** PROBLEM STATEMENT **
Starting at the line that contains "Recreate this image as a Python", reproduce each line exactly up to and including the line that contains "from bokeh.resources import INLINE". Reproduce nothing else.

(Dataset records)
* * * * *
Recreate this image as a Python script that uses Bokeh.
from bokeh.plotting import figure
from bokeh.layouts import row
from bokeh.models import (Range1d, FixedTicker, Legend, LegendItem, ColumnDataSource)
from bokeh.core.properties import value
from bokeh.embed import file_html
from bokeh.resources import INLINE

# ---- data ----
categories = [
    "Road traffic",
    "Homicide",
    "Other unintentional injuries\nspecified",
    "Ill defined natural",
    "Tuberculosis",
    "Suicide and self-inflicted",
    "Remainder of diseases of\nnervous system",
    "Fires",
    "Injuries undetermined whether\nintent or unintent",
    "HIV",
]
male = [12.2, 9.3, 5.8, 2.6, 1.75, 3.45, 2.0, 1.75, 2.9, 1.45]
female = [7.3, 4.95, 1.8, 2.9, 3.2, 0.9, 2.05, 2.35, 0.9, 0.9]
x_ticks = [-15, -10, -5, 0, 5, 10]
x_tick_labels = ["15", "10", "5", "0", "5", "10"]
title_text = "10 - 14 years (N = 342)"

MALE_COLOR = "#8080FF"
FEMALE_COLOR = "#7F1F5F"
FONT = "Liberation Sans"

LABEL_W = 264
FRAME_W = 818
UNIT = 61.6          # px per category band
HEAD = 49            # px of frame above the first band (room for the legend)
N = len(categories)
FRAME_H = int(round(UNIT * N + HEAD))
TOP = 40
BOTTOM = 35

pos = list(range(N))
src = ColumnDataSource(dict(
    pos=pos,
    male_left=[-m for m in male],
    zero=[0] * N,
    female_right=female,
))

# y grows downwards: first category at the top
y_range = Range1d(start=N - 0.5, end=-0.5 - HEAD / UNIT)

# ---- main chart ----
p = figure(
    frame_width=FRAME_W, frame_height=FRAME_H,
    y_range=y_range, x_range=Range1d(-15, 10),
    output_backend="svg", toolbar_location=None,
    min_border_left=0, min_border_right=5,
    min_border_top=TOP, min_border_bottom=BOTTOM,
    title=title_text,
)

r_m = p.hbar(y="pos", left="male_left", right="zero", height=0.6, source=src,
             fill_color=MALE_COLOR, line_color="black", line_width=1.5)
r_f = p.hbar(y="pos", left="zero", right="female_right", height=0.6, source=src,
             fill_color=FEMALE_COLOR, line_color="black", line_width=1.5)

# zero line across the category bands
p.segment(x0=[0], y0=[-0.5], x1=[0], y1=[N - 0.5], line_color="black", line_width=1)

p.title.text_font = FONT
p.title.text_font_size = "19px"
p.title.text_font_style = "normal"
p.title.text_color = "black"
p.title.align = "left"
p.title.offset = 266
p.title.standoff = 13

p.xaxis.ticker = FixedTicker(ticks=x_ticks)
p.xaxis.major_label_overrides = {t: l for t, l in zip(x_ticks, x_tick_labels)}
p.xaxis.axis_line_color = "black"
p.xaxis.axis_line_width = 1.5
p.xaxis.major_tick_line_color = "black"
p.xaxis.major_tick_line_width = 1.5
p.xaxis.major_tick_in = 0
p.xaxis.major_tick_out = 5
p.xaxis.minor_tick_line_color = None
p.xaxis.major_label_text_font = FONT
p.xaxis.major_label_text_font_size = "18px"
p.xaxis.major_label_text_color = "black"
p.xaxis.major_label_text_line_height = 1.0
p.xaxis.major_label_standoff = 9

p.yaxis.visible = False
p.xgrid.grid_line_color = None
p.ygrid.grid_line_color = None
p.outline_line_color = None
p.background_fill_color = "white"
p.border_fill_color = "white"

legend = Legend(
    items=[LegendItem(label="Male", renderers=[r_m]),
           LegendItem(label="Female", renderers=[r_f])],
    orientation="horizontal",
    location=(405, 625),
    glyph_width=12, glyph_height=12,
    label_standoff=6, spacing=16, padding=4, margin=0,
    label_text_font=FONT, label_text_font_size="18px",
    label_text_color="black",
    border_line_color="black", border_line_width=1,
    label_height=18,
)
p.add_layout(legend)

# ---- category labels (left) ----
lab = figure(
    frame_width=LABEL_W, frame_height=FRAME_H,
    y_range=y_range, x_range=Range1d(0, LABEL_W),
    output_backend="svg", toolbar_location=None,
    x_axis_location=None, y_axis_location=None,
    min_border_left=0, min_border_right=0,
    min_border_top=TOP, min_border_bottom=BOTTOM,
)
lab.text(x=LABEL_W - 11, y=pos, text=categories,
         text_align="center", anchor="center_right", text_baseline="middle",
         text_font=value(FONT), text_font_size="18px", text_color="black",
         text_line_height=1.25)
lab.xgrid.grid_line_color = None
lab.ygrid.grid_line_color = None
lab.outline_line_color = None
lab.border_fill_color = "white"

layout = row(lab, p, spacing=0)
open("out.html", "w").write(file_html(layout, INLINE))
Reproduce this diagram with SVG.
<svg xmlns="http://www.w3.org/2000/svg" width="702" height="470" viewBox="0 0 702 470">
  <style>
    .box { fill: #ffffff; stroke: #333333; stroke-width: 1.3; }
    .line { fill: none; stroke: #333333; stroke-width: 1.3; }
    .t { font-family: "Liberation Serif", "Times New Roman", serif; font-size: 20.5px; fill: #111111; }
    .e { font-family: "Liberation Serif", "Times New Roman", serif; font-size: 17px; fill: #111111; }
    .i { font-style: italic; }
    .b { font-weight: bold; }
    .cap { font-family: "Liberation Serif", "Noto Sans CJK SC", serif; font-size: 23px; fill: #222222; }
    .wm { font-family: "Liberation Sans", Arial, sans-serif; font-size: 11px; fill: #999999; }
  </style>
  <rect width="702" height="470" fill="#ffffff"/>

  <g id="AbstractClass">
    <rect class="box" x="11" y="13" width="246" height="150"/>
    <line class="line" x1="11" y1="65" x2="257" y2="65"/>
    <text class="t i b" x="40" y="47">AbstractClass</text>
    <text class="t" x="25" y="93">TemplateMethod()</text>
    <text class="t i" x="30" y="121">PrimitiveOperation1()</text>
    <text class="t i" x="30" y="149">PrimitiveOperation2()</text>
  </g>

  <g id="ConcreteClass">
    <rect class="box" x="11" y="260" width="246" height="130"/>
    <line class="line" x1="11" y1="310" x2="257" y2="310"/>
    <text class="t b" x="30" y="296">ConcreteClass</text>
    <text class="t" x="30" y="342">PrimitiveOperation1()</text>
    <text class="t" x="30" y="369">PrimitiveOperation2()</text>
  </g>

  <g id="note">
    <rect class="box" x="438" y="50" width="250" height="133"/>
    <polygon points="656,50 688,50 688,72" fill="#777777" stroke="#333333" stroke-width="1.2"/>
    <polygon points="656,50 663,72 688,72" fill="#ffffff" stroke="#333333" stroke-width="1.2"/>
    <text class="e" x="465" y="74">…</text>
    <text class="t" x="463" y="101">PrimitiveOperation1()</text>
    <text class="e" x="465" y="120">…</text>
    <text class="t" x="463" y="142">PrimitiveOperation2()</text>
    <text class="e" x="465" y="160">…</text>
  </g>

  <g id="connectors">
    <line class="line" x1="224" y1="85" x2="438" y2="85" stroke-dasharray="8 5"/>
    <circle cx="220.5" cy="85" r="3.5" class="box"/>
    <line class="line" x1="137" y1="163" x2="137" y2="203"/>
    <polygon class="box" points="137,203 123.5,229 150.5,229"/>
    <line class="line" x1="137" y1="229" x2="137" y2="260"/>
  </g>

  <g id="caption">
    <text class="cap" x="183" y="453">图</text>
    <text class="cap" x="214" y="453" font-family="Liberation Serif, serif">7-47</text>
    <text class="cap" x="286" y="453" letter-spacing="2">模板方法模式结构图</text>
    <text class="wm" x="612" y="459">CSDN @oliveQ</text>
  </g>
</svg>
* * * * *
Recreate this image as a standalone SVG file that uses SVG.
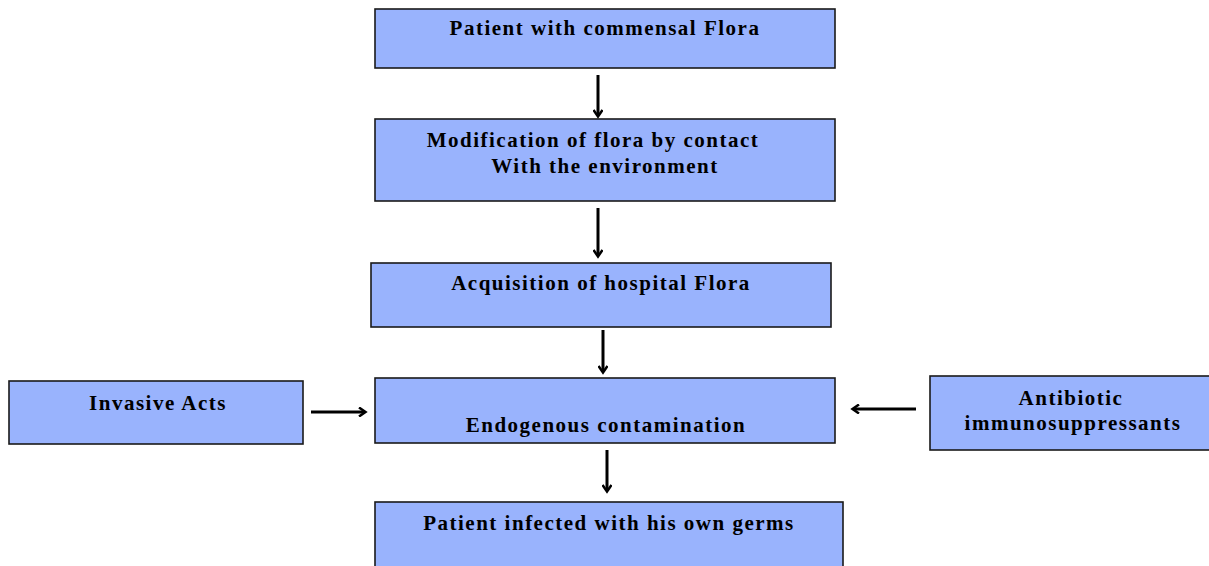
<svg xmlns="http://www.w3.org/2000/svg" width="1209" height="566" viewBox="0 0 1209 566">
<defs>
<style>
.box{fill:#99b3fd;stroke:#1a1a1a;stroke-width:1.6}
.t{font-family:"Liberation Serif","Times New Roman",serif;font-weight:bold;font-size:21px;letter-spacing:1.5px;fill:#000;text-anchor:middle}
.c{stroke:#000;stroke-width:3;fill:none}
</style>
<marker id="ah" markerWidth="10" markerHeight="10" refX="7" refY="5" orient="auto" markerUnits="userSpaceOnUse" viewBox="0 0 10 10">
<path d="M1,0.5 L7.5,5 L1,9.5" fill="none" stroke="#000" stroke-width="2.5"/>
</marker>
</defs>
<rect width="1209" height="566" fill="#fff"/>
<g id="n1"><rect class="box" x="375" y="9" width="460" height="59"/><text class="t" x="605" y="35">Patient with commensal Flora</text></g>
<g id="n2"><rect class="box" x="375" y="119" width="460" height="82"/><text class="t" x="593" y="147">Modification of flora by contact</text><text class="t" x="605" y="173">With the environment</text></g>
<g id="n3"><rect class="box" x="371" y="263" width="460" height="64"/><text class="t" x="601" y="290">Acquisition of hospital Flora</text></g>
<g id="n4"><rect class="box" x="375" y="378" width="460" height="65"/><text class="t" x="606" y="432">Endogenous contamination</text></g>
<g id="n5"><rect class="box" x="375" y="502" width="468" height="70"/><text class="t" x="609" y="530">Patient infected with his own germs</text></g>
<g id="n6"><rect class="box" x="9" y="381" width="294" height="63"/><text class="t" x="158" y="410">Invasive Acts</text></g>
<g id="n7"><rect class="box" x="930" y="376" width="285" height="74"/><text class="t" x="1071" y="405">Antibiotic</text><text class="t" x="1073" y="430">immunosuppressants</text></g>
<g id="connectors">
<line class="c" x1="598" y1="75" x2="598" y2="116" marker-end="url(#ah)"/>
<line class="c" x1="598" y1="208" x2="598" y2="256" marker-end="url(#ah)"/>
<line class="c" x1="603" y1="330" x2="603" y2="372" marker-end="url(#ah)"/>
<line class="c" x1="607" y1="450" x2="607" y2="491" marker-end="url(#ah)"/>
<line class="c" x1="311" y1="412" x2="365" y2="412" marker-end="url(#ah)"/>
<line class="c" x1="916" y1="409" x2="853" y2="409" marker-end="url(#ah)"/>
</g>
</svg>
* * * * *
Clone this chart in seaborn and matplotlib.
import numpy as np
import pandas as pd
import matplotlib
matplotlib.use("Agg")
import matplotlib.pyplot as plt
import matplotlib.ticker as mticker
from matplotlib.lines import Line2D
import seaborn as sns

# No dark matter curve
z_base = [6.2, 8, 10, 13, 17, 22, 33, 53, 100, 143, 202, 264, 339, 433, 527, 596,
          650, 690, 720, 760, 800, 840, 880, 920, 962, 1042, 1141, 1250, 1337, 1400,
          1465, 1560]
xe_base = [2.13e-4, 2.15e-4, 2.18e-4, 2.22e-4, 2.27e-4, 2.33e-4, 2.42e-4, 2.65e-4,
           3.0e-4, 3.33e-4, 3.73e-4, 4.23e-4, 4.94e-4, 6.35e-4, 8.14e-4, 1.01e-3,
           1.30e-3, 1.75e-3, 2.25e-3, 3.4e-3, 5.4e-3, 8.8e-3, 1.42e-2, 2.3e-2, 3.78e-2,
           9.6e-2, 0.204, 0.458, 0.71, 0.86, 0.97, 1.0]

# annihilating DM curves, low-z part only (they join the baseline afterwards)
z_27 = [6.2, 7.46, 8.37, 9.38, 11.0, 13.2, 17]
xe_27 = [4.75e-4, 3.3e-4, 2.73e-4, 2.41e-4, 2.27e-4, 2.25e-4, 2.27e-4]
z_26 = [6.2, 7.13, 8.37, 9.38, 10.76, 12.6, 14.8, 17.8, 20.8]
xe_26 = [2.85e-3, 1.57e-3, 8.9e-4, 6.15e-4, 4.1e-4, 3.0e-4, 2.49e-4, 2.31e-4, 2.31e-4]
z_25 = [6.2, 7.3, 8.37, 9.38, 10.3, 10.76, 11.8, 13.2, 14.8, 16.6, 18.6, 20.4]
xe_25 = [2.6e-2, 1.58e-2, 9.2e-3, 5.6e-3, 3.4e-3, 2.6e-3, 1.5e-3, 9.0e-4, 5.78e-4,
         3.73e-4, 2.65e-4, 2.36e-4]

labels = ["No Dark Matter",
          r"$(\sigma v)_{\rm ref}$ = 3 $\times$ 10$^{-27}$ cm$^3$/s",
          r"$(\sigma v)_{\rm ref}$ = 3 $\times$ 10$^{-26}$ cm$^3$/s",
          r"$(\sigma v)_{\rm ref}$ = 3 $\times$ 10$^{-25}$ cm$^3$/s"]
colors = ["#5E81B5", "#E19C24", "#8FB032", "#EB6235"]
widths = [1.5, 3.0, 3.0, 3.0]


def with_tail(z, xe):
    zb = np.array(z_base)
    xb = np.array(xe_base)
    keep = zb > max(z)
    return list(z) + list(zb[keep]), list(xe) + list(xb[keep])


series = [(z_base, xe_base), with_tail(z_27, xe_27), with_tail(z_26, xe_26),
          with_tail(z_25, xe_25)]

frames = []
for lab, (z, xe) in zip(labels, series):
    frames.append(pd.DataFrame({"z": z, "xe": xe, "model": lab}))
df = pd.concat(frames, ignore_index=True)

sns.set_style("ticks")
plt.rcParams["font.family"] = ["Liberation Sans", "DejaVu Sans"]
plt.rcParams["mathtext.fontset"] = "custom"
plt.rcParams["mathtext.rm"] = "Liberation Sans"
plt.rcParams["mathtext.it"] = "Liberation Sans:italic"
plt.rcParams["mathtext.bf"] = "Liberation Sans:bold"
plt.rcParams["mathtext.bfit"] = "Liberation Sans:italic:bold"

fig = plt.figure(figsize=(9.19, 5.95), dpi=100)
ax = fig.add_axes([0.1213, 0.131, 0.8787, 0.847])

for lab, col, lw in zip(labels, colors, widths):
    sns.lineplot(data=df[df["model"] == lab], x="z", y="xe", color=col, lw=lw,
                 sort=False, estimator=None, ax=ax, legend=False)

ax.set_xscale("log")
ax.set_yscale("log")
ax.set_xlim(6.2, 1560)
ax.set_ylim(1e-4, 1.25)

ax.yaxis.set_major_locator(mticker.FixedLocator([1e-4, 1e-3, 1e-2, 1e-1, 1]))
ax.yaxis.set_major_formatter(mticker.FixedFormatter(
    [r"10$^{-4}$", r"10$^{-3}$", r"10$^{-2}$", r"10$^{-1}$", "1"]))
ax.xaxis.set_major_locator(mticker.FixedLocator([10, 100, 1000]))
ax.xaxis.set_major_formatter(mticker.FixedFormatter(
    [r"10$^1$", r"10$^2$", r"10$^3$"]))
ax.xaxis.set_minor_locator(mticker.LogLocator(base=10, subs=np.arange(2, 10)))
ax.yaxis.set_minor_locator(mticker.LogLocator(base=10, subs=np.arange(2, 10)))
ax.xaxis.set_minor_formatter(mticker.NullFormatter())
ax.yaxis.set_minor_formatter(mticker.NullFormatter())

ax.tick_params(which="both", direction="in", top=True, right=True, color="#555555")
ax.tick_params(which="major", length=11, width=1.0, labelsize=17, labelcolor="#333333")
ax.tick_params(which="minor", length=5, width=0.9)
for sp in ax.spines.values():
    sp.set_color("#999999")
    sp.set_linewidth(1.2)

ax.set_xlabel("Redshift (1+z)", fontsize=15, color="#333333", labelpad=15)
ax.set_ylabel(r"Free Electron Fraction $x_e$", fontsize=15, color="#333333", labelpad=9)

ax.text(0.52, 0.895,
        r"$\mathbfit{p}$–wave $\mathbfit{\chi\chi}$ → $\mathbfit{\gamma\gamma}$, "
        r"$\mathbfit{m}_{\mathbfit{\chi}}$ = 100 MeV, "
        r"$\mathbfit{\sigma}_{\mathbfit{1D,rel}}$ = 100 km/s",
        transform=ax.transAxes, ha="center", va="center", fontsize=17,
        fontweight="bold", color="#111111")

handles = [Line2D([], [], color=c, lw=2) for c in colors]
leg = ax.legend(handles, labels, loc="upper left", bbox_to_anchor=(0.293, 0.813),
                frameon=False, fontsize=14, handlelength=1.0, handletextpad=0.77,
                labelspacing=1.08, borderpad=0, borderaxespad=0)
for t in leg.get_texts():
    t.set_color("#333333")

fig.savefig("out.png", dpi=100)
* * * * *
** EXERCISE OUTPUT **
Recreate this image as a Python script that uses Bokeh.
from bokeh.plotting import figure
from bokeh.layouts import row
from bokeh.models import (Range1d, FixedTicker, Legend, LegendItem, ColumnDataSource)
from bokeh.core.properties import value
from bokeh.embed import file_html
from bokeh.resources import INLINE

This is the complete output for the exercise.